Jennifer GaengJul 13, 2026 5 min read

Florida's 2026 Python Challenge Just Kicked Off — Here's What to Know

Burmese python in nature
Snake, animals
Adobe Stock

Python season is open in Florida.

The 2026 Florida Python Challenge began on July 10, sending hundreds of hunters into the Everglades with one goal — kill as many Burmese pythons as possible before July 19. First place takes home $10,000. Registration stays open through the final day of the hunt, so anyone who wants in can still sign up.

There are separate categories for novice and professional hunters, each with their own prize structure, giving first-timers a real shot at competing without going up against seasoned professionals for the same top prize.

What Happened Last Year

The 2025 challenge drew over 900 participants who collectively removed 294 pythons from the Everglades ecosystem. The winner was Taylor Stanberry, a professional python hunter from Naples who caught 60 pythons — nearly double what most competitors managed — to claim the $10,000 grand prize in her first year entering the competition.

Python hunter Taylor Stanberry. | Instagram / taylor2short
Python hunter Taylor Stanberry. | Instagram / taylor2short

Stanberry became the first woman to win the challenge since it launched in 2013. She used the prize money to establish Wild Stanberry's Sanctuary, a Naples-based nonprofit she built out of her own backyard. Before entering this year's challenge, she spoke to reporters and offered advice to this year's competitors — a full-circle moment for someone who came out of nowhere to dominate the event in her debut.

Why This Actually Matters

The Python Challenge isn't just a reality TV-style competition with a cash prize. It's one piece of a genuinely serious ecological crisis that Florida has been fighting for decades with limited success.

Burmese pythons were introduced to Florida through the exotic pet trade starting in the 1970s. People bought them as pets, they grew — sometimes to more than 20 feet and 200 pounds — and owners released them into the wild when they became unmanageable. The Everglades turned out to be nearly perfect habitat for a species that evolved in the swamps of Southeast Asia. Warm temperatures, abundant prey, dense vegetation, and essentially no natural predators allowed the population to explode.

Burmese python in nature
Adobe Stock

The ecological damage has been severe and well-documented. Studies of Everglades mammal populations have found dramatic declines in raccoons, opossums, bobcats, and rabbits in areas with established python populations. Marsh rabbits and foxes have become nearly impossible to detect in some regions. The pythons can consume prey equivalent to 100% of their own body mass, meaning a large adult python can take down a deer. Threatened and endangered species aren't exempt — Florida Key Largo woodrats, for example, face real extinction pressure from python predation.

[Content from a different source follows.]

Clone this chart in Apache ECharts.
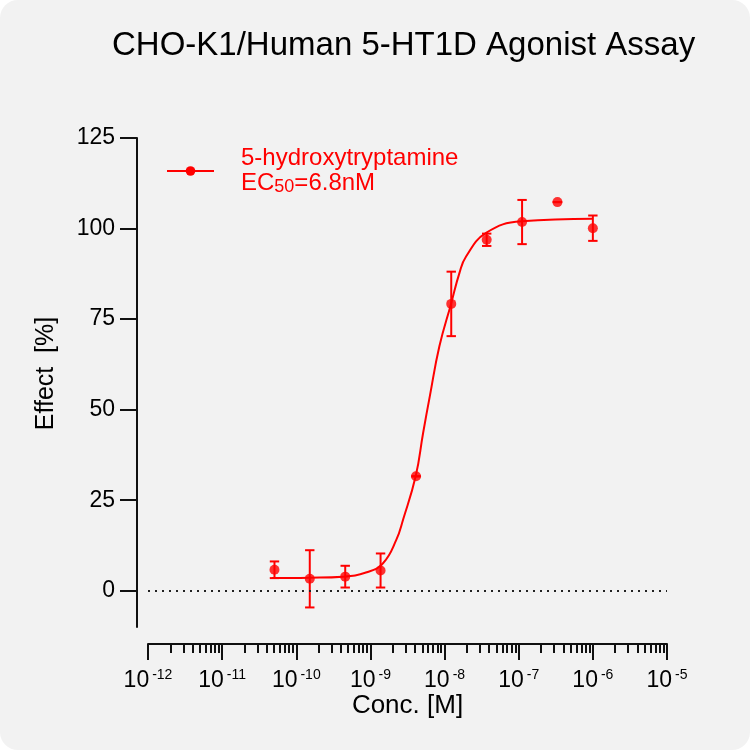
<!DOCTYPE html>
<html>
<head>
<meta charset="utf-8">
<script src="https://cdn.jsdelivr.net/npm/echarts@6/dist/echarts.min.js"></script>
<style>
    html, body { margin: 0; padding: 0; background: #ffffff; }
    #chart { width: 750px; height: 750px; background: #f2f2f2; border-radius: 18px; overflow: hidden; }
</style>
</head>
<body>
<div id="chart"></div>
<script>
    'use strict'

    /*-----data-----*/
    // concentrations in M (3-fold dilution series)
    var concM = [5.08e-11, 1.52e-10, 4.57e-10, 1.37e-9, 4.12e-9, 1.23e-8, 3.70e-8, 1.11e-7, 3.33e-7, 1.00e-6];
    var effectMean = [5.8, 3.3, 3.9, 5.6, 31.6, 79.2, 96.9, 101.8, 107.3, 100.1];
    var effectErr = [2.3, 7.9, 3.0, 4.7, 0, 8.9, 1.7, 6.1, 0, 3.5];

    // fitted curve (log10 conc, effect %)
    var curveLogX = [-10.33, -9.83, -9.37, -9.05, -8.83, -8.65, -8.56, -8.39, -8.29, -8.20, -8.07, -7.91, -7.80, -7.71, -7.44, -6.96, -6.00];
    var curveY = [3.5, 3.6, 3.9, 5.1, 7.6, 14.1, 19.6, 31.6, 43.5, 53.6, 67.5, 79.4, 87.7, 92.3, 98.8, 102.0, 102.7];

    var xDecades = [-12, -11, -10, -9, -8, -7, -6, -5];
    var yTicks = [0, 25, 50, 75, 100, 125];

    var seriesName = '5-hydroxytryptamine';
    var ec50Text = '6.8nM';

    /*-----build-----*/
    var pointData = concM.map(function (c, i) {
        return [Math.log10(c), effectMean[i]];
    });
    var errData = concM.map(function (c, i) {
        return [Math.log10(c), effectMean[i] - effectErr[i], effectMean[i] + effectErr[i]];
    });
    var curveData = curveLogX.map(function (x, i) {
        return [x, curveY[i]];
    });
    var minorTicks = [];
    for (var d = 0; d < xDecades.length - 1; d++) {
        for (var k = 2; k <= 9; k++) {
            minorTicks.push(xDecades[d] + Math.log10(k));
        }
    }

    var red = '#ff0000';
    var axisColor = '#111111';
    var fontFamily = '"Liberation Sans", Arial, sans-serif';

    var chart = echarts.init(document.getElementById('chart'));
    var option = {
        backgroundColor: 'transparent',
        textStyle: { fontFamily: fontFamily },
        title: {
            text: 'CHO-K1/Human 5-HT1D Agonist Assay',
            left: 107,
            top: 24,
            textStyle: { fontSize: 33, fontWeight: 'normal', color: '#000', fontFamily: fontFamily }
        },
        legend: {
            data: [seriesName],
            left: 166,
            top: 146,
            padding: 0,
            itemWidth: 47,
            itemHeight: 12,
            formatter: function () {
                return seriesName + '\nEC{sub|50}=' + ec50Text;
            },
            textStyle: {
                color: red,
                fontSize: 24,
                lineHeight: 25,
                padding: [0, 0, 0, 22],
                fontFamily: fontFamily,
                rich: {
                    sub: { fontSize: 18, color: red, verticalAlign: 'bottom', lineHeight: 12 }
                }
            }
        },
        grid: {
            left: 148,
            right: 83,
            top: 138,
            bottom: 123,
            containLabel: false
        },
        xAxis: [{
            type: 'value',
            min: -12,
            max: -5,
            interval: 1,
            offset: 17,
            name: 'Conc. [M]',
            nameLocation: 'middle',
            nameGap: 49,
            nameMoveOverlap: false,
            nameTextStyle: { fontSize: 26, color: '#000', fontFamily: fontFamily },
            axisLine: { onZero: false, lineStyle: { color: axisColor, width: 2 } },
            axisTick: { length: 16, lineStyle: { color: axisColor, width: 2 } },
            splitLine: { show: false },
            axisLabel: {
                margin: 24,
                color: '#000',
                formatter: function (v) {
                    return '{b|10}{s|' + v + '}';
                },
                rich: {
                    b: { fontSize: 23, color: '#000', lineHeight: 26, fontFamily: fontFamily },
                    s: { fontSize: 14, color: '#000', verticalAlign: 'top', lineHeight: 14, padding: [0, 0, 0, 3], fontFamily: fontFamily }
                }
            }
        }, {
            type: 'value',
            min: -12,
            max: -5,
            position: 'bottom',
            offset: 17,
            axisLine: { show: false, onZero: false },
            axisLabel: { show: false },
            splitLine: { show: false },
            axisTick: {
                show: true,
                length: 9,
                customValues: minorTicks,
                lineStyle: { color: axisColor, width: 2 }
            }
        }],
        yAxis: {
            type: 'value',
            min: -10,
            max: 125,
            offset: 11,
            name: 'Effect  [%]',
            nameLocation: 'middle',
            nameGap: 78,
            nameMoveOverlap: false,
            nameTextStyle: { fontSize: 25, color: '#000', padding: [0, 0, 0, 18], fontFamily: fontFamily },
            axisLine: { show: true, onZero: false, lineStyle: { color: axisColor, width: 2 } },
            axisTick: { show: true, length: 17, customValues: yTicks, lineStyle: { color: axisColor, width: 2 } },
            splitLine: { show: false },
            axisLabel: {
                margin: 22,
                fontSize: 23,
                color: '#000',
                customValues: yTicks
            }
        },
        series: [{
            name: seriesName,
            type: 'line',
            data: curveData,
            smooth: 0.45,
            symbol: 'circle',
            showSymbol: false,
            silent: true,
            color: red,
            lineStyle: { color: red, width: 2 },
            z: 3
        }, {
            name: 'points',
            type: 'scatter',
            data: pointData,
            symbol: 'circle',
            symbolSize: 10,
            itemStyle: { color: red },
            z: 4,
            markLine: {
                silent: true,
                symbol: 'none',
                label: { show: false },
                lineStyle: { color: '#222', width: 2, type: [2, 5] },
                data: [{ yAxis: 0 }]
            }
        }, {
            name: 'error',
            type: 'custom',
            data: errData,
            z: 3,
            renderItem: function (params, api) {
                var x = api.value(0);
                var lo = api.coord([x, api.value(1)]);
                var hi = api.coord([x, api.value(2)]);
                var cap = 4.7;
                return {
                    type: 'group',
                    children: [{
                        type: 'line',
                        shape: { x1: lo[0], y1: lo[1], x2: hi[0], y2: hi[1] },
                        style: { stroke: red, lineWidth: 2 }
                    }, {
                        type: 'line',
                        shape: { x1: lo[0] - cap, y1: lo[1], x2: lo[0] + cap, y2: lo[1] },
                        style: { stroke: red, lineWidth: 2 }
                    }, {
                        type: 'line',
                        shape: { x1: hi[0] - cap, y1: hi[1], x2: hi[0] + cap, y2: hi[1] },
                        style: { stroke: red, lineWidth: 2 }
                    }]
                };
            }
        }]
    };
    chart.setOption(option);
    window.addEventListener('resize', function () {
        chart.resize();
    });
</script>
</body>
</html>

Beyond wildlife, pythons pose direct risks to humans and pets. Large adults are capable of killing and consuming dogs and cats, and attacks on humans, while rare, have occurred.

Can the Hunt Actually Make a Dent?

This is the honest question worth asking. The 2025 challenge removed 294 pythons. The 2024 challenge removed a similar number. These are meaningful contributions — every python removed is a predator no longer working through native wildlife — but population estimates for Burmese pythons in Florida range from tens of thousands to potentially over 100,000 individuals spread across a vast, difficult-to-access landscape.

Florida Everglades
Florida Everglades. | Adobe Stock

No one believes the Python Challenge alone will solve the problem. What it does is raise public awareness, bring resources and hunters into the Everglades, fund ongoing removal efforts, and generate data that researchers use to understand python behavior and distribution. Professional hunters contracted by state and federal agencies remove pythons year-round — the challenge is the public-facing, high-profile component of a much larger ongoing operation.

Researchers are also exploring longer-term solutions including biological controls, thermal imaging from aircraft to locate pythons, trained detection dogs, and even radio-tagging "Judas pythons" that lead hunters to other members of the population. None of these are silver bullets, and the python problem in Florida is likely to persist for generations regardless of what the state does in the short term.

For now, 10 days, $10,000, and however many hunters show up to the Everglades with the motivation to try.